I left Vietnam in July, 1970 that story is elsewhere on this site.  This is a better story.  Some of you will find this page before the trip page; click thru to include India, Israel, Jordan and Egypt.

Feb 22, 2004

Five minutes before departure from Hong Kong, we're handed a SARS warning and questionnaire. "You may be quarantined if you have any of these symptoms: blah, blah, blah." Lots of grumbling from passengers, as in "What can we do now, cancel our trip?" but I forge on.

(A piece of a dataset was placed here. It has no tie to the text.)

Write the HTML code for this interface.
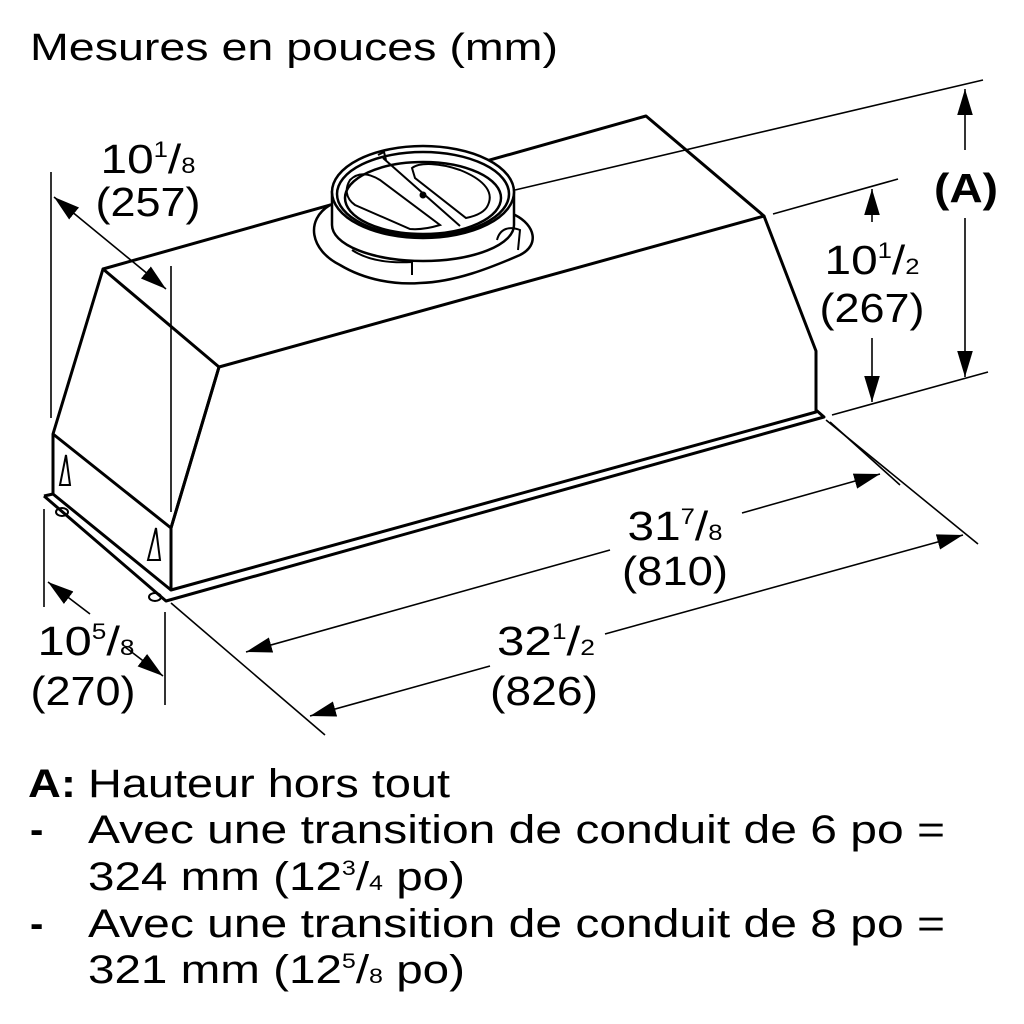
<!DOCTYPE html>
<html><head><meta charset="utf-8"><style>
html,body{margin:0;padding:0;background:#fff;}
svg{display:block;}
text{font-family:"Liberation Sans",Arial,sans-serif;fill:#000;}
</style></head><body>
<svg width="1024" height="1024" viewBox="0 0 1024 1024" xmlns="http://www.w3.org/2000/svg">
<defs>
<marker id="arb" viewBox="0 0 10 10" refX="10" refY="5" markerWidth="26" markerHeight="26" markerUnits="userSpaceOnUse" orient="auto-start-reverse">
<path d="M0,2 L10,5 L0,8 z" fill="#000"/></marker>
</defs>
<text x="30" y="60" font-size="38" textLength="528" lengthAdjust="spacingAndGlyphs">Mesures en pouces (mm)</text>

<!-- box -->
<g fill="none" stroke="#000" stroke-width="3" stroke-linejoin="round">
<path d="M103,269 L646,116 L764,216 L219,367 Z" fill="#fff"/>
<path d="M103,269 L53,434 L171,528 L219,367"/>
<path d="M219,367 L171,528 L171,590 L816,412 L816,351 L764,216"/>
<path d="M53,434 L53,494 L171,590"/>
<path d="M44,496 L166,601 L824,417 L816,410"/>
<path d="M44,496 L53,494"/>
</g>
<g fill="none" stroke="#000" stroke-width="2">
<path d="M60,485 L66,455 L70,485 Z"/>
<path d="M148,560 L156,528 L160,560 Z"/>
<ellipse cx="62" cy="512" rx="6" ry="4"/>
<ellipse cx="155" cy="597" rx="6" ry="4"/>
</g>

<!-- duct -->
<g fill="#fff" stroke="#000" stroke-width="2.5">
<path d="M330,205 C305,220 310,250 340,265 C365,280 395,285 420,283 C455,282 490,268 520,255 C540,245 535,225 515,215 Z"/>
<path d="M332,192 L332,225 A91,36 0 0 0 514,225 L514,192 Z"/>
<ellipse cx="423" cy="192" rx="91" ry="46"/>
<ellipse cx="423" cy="194" rx="86" ry="42"/>
<ellipse cx="423" cy="198" rx="78" ry="36" fill="none"/>
</g>
<g fill="none" stroke="#000" stroke-width="2">
<path d="M350,180 C360,170 372,175 380,180 L440,225 C430,228 420,230 410,229 L355,205 C345,198 345,188 350,180 Z"/>
<path d="M412,168 C420,162 440,163 460,170 C480,178 495,190 488,205 C485,212 476,216 466,218 L415,178 Z"/>
<path d="M383,158 L460,226"/>
<circle cx="423" cy="195" r="2.5" fill="#000"/>
<path d="M378,155 L384,152 L386,160"/>
<path d="M352,250 C370,262 395,263 412,262 L412,275"/>
<path d="M497,240 C500,228 510,226 520,230 L518,250"/>
</g>

<!-- extension & dimension lines -->
<g stroke="#000" stroke-width="1.6" fill="none">
<line x1="51" y1="172" x2="51" y2="418"/>
<line x1="171" y1="266" x2="171" y2="512"/>
<line x1="54" y1="197" x2="166" y2="289" marker-start="url(#arb)" marker-end="url(#arb)"/>

<line x1="44" y1="509" x2="44" y2="607"/>
<line x1="165" y1="612" x2="165" y2="705"/>
<line x1="48" y1="582" x2="90" y2="614" marker-start="url(#arb)"/>
<line x1="125" y1="647" x2="163" y2="676" marker-end="url(#arb)"/>

<line x1="171" y1="603" x2="325" y2="735"/>
<line x1="830" y1="422" x2="900" y2="485"/>
<line x1="826" y1="420" x2="978" y2="544"/>

<line x1="880" y1="474" x2="742" y2="513" marker-start="url(#arb)"/>
<line x1="610" y1="550" x2="246" y2="652" marker-end="url(#arb)"/>
<line x1="963" y1="535" x2="605" y2="634" marker-start="url(#arb)"/>
<line x1="490" y1="666" x2="310" y2="716" marker-end="url(#arb)"/>

<line x1="773" y1="214" x2="898" y2="179"/>
<line x1="832" y1="415" x2="988" y2="372"/>
<line x1="515" y1="190" x2="983" y2="80"/>
<line x1="872" y1="222" x2="872" y2="189" marker-end="url(#arb)"/>
<line x1="872" y1="338" x2="872" y2="402" marker-end="url(#arb)"/>
<line x1="965" y1="150" x2="965" y2="89" marker-end="url(#arb)"/>
<line x1="965" y1="218" x2="965" y2="377" marker-end="url(#arb)"/>
</g>

<!-- dimension labels -->
<g font-size="41" text-anchor="middle" lengthAdjust="spacingAndGlyphs">
<text x="148" y="173" textLength="95" lengthAdjust="spacingAndGlyphs">10<tspan font-size="22" dy="-16">1</tspan><tspan dy="16">/</tspan><tspan font-size="22">8</tspan></text>
<text x="148" y="216" textLength="105" lengthAdjust="spacingAndGlyphs">(257)</text>
<text x="872" y="274" textLength="95" lengthAdjust="spacingAndGlyphs">10<tspan font-size="22" dy="-16">1</tspan><tspan dy="16">/</tspan><tspan font-size="22">2</tspan></text>
<text x="872" y="322" textLength="105" lengthAdjust="spacingAndGlyphs">(267)</text>
<text x="966" y="202" font-weight="bold" textLength="64" lengthAdjust="spacingAndGlyphs">(A)</text>
<text x="675" y="540" textLength="95" lengthAdjust="spacingAndGlyphs">31<tspan font-size="22" dy="-16">7</tspan><tspan dy="16">/</tspan><tspan font-size="22">8</tspan></text>
<text x="675" y="585" textLength="106" lengthAdjust="spacingAndGlyphs">(810)</text>
<text x="546" y="655" textLength="98" lengthAdjust="spacingAndGlyphs">32<tspan font-size="22" dy="-16">1</tspan><tspan dy="16">/</tspan><tspan font-size="22">2</tspan></text>
<text x="544" y="705" textLength="108" lengthAdjust="spacingAndGlyphs">(826)</text>
<text x="86" y="655" textLength="97" lengthAdjust="spacingAndGlyphs">10<tspan font-size="22" dy="-16">5</tspan><tspan dy="16">/</tspan><tspan font-size="22">8</tspan></text>
<text x="83" y="705" textLength="105" lengthAdjust="spacingAndGlyphs">(270)</text>
</g>

<!-- notes -->
<g font-size="40">
<text x="28" y="797" font-weight="bold" textLength="48" lengthAdjust="spacingAndGlyphs">A:</text>
<text x="88" y="797" textLength="362" lengthAdjust="spacingAndGlyphs">Hauteur hors tout</text>
<text x="30" y="843" font-weight="bold">-</text>
<text x="88" y="843" textLength="857" lengthAdjust="spacingAndGlyphs">Avec une transition de conduit de 6 po =</text>
<text x="88" y="890" textLength="377" lengthAdjust="spacingAndGlyphs">324 mm (12<tspan font-size="21" dy="-15">3</tspan><tspan dy="15">/</tspan><tspan font-size="21">4</tspan> po)</text>
<text x="30" y="937" font-weight="bold">-</text>
<text x="88" y="937" textLength="857" lengthAdjust="spacingAndGlyphs">Avec une transition de conduit de 8 po =</text>
<text x="88" y="983" textLength="377" lengthAdjust="spacingAndGlyphs">321 mm (12<tspan font-size="21" dy="-15">5</tspan><tspan dy="15">/</tspan><tspan font-size="21">8</tspan> po)</text>
</g>
</svg>
</body></html>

Two and one-half hours later and eighteen hours out of San Francisco I land in the wonder of Ho Chi Minh City aka Saigon aka Tan San Nhat Airbase amid what X-gamers would think are inverted half-pipes and Vietnam vets recall as fortified concrete hangers for fighter jets. Yep, they're still here. No jets stored within - the jets of today's "Socialist Republic of Vietnam" are on display on the other side of the airport as we taxi past.

I just flew into Ton San Nhat Airbase once - April, 1970 - to see my adopted dad, Bob Rose. Then I saw U.S. military aircraft. I know we also could have seen Pan American contract 707s ferrying us in and out of country. Today the field contains a myriad of livery colors for jets from around the world. I'm very pleased the world has found Vietnam and found it to be a better place than we left it.

Entering customs I see an infrared picture of myself. These folks are serious. If you filled out your SARS quarantine form with, ah, no sir, "I don't have a temperature above 101 degrees F" they would have napped you anyway. I saw no one napped.

Outside baggage, I'm met by Lam, age 26, who will be my guide for the afternoon in Ho Chi Minh City. Lam graduated with a teaching degree from one of the Universities in Mekong Delta. One of? You mean there are many? Yep. Each has a particular flavor just as in the colleges of our universities in the U.S.

Lam is pretty easy to talk with; as I ask him for more Vietnamese, he wants to improve his English. We help each other. Lam's farming grown and bred father was in the "American" war for one month; then he purposely cut off his thumb and got a discharge. Sounds like some of the actions a few took in the U.S. in order to not go to the "Vietnam" war.